Boys basketball: Waubonsie Valley drops short-handed Peoria Central
By Rick Armstrong email@example.com January 26, 2013 8:38PM
Waubonsie Valley's Jared Brownridge connects on a three-point shot against Peoria Central on Saturday at East Aurora. | Terence Guider-Shaw~For Sun-Times Media
Updated: February 3, 2013 9:48PM
Short-handed Peoria Central had no answer for Jared Brownridge Saturday in the second game of the Ernie Kivisto Shootout at East Aurora.
Brownridge, a Waubonsie Valley senior guard, exploded for 26 points to lead the Warriors to a 68-45 win over the defending Class 3A state champs.
The Lions were able to hang around for awhile, trailing 13-8 after one quarter and 33-21 at intermission before Brownridge and Co. broke it open. The 6-foot-2 Brownridge stole the ball at midcourt midway through the third quarter and drove the rest of the way, freeing himself for a shot with a behind-the back dribble and sank a layup to boost the lead to 43-23.
Moments later, Brownridge was at it again, picking off his fourth steal of the game at midcourt and taking it in for another layup with 3:42 remaining.

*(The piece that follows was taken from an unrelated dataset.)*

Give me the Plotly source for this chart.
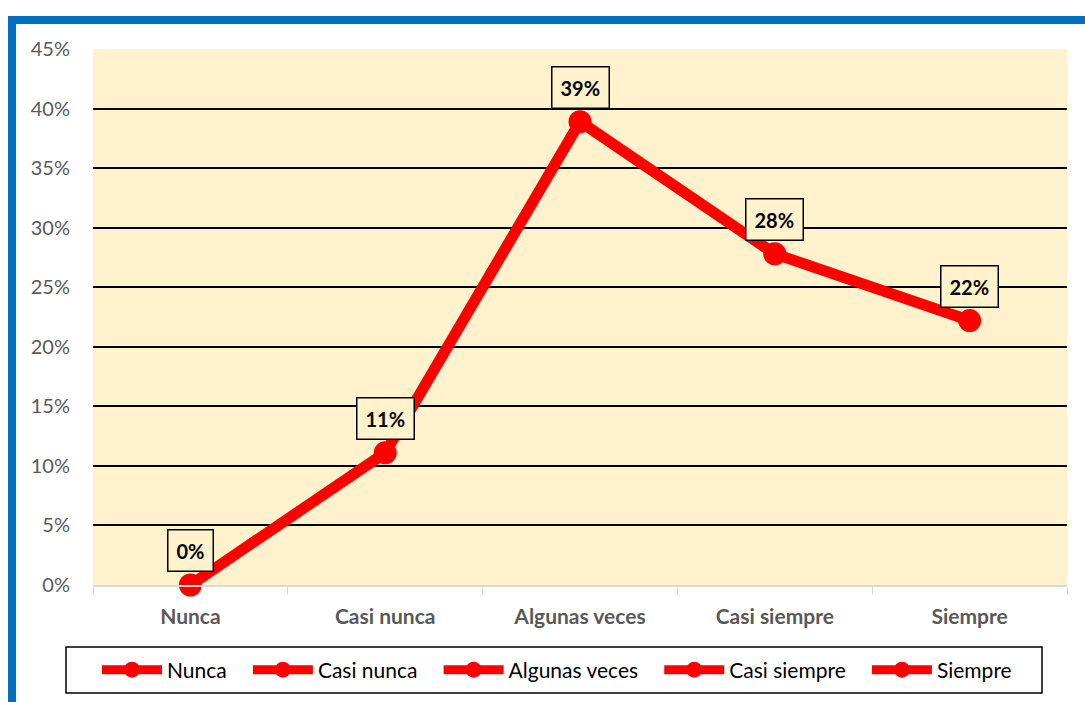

“I think our kids played hard and did what they could, we just didn’t have enough manpower,” said Central coach Dan Ruffin, who didn’t have the services of senior starters Miles Boone, Kyle Washington and Eriq Baird after all three were assessed two technicals and ejected from Friday night’s game.

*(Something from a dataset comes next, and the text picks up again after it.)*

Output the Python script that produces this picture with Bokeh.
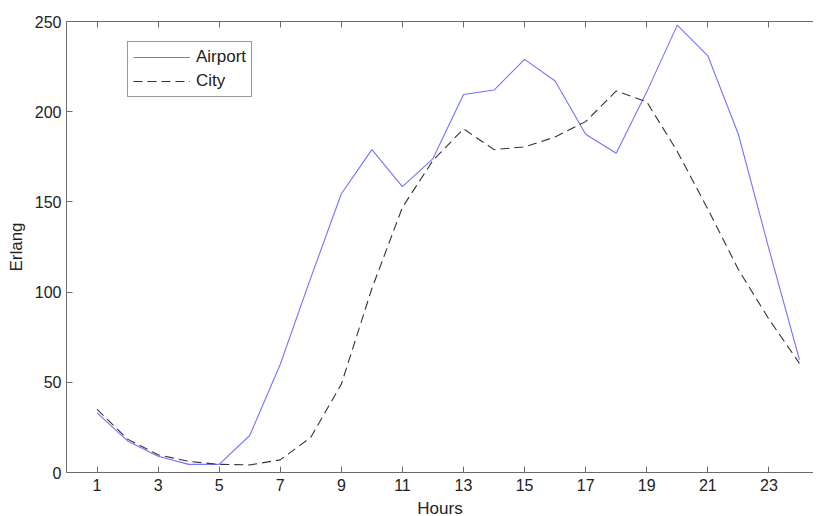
from bokeh.plotting import figure
from bokeh.models import Range1d, LinearAxis, FixedTicker, Legend, LegendItem, CustomJSTickFormatter
from bokeh.embed import file_html
from bokeh.resources import INLINE

hours = list(range(1, 25))
airport = [33, 17.5, 9, 4.5, 4.5, 20.5, 60, 108, 154.5, 179, 158.5, 174,
           209.5, 212, 229, 217, 187.5, 177, 211, 248, 231, 187.5, 124, 62.5]
city = [35, 18.5, 9.8, 6.2, 4.5, 4.2, 7, 19.5, 49, 102, 147, 173,
        190.5, 179, 180.5, 186, 194.5, 211.5, 205.5, 178, 146, 112.5, 85, 60.5]
x_ticks = list(range(1, 24, 2))
y_ticks = [0, 50, 100, 150, 200, 250]

FONT = "Liberation Sans"
AX = "#6a6a6a"
TXT = "#222222"

p = figure(width=813, height=522, output_backend="svg", toolbar_location=None,
           x_range=Range1d(0, 24.46), y_range=Range1d(0, 250),
           min_border_left=66, min_border_right=0, min_border_top=21,
           min_border_bottom=50, x_axis_type=None, y_axis_type=None)
p.outline_line_color = None
p.xgrid.visible = False
p.ygrid.visible = False

def style(ax):
    ax.axis_line_color = AX
    ax.major_tick_line_color = AX
    ax.major_tick_in = 6
    ax.major_tick_out = 0
    ax.minor_tick_line_color = None
    ax.major_label_text_font = FONT
    ax.major_label_text_font_size = "16px"
    ax.major_label_text_color = TXT
    ax.axis_label_text_font = FONT
    ax.axis_label_text_font_size = "17px"
    ax.axis_label_text_font_style = "normal"
    ax.axis_label_text_color = TXT

xb = LinearAxis(ticker=FixedTicker(ticks=x_ticks), axis_label="Hours")
style(xb)
xb.major_label_standoff = 6
xb.axis_label_standoff = 5
p.add_layout(xb, "below")

xt = LinearAxis(ticker=FixedTicker(ticks=x_ticks),
                formatter=CustomJSTickFormatter(code="return ''"))
style(xt)
xt.major_label_standoff = 0
p.add_layout(xt, "above")

yl = LinearAxis(ticker=FixedTicker(ticks=y_ticks), axis_label="Erlang")
style(yl)
yl.major_label_standoff = 5
yl.axis_label_standoff = 6
p.add_layout(yl, "left")

r1 = p.line(hours, airport, line_color="#7373ff", line_width=1.1)
r2 = p.line(hours, city, line_color="#333333", line_width=1.1, line_dash="9 5")

legend = Legend(items=[LegendItem(label="Airport", renderers=[r1]),
                       LegendItem(label="City", renderers=[r2])],
                location=(61, 375))
legend.label_text_font = FONT
legend.label_text_font_size = "17px"
legend.label_text_color = TXT
legend.glyph_width = 57
legend.glyph_height = 20
legend.label_height = 20
legend.label_standoff = 6
legend.spacing = 4
legend.padding = 5
legend.margin = 0
legend.border_line_color = "#333333"
legend.border_line_width = 1
legend.background_fill_color = "white"
p.add_layout(legend, "center")

open("out.html", "w").write(file_html(p, INLINE))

“There was a lot of back-and-forth rough play and the refs lost control,” said Ruffin.
Bryan Jefferson had 12 points for the 16-7 Warriors, who got eight from Jack Cordes and seven from Javares Stewart. Jefferson and Stewart had five rebounds each despite sitting for much of the second half.
Josh Augusta led the Lions (7-12) with 13 points and Rocky Todd and Ashton Bean added eight each.
“I thought we got off to a great start and I was really pleased with the way (senior point guard) Gary Sutton played, directing us and getting us into the offense,” said Warriors coach Steve Weemer. “He’s gotta continue to play like that and be a force for us.
“We did a nice job of sharing the basketball and executing our halfcourt offense.”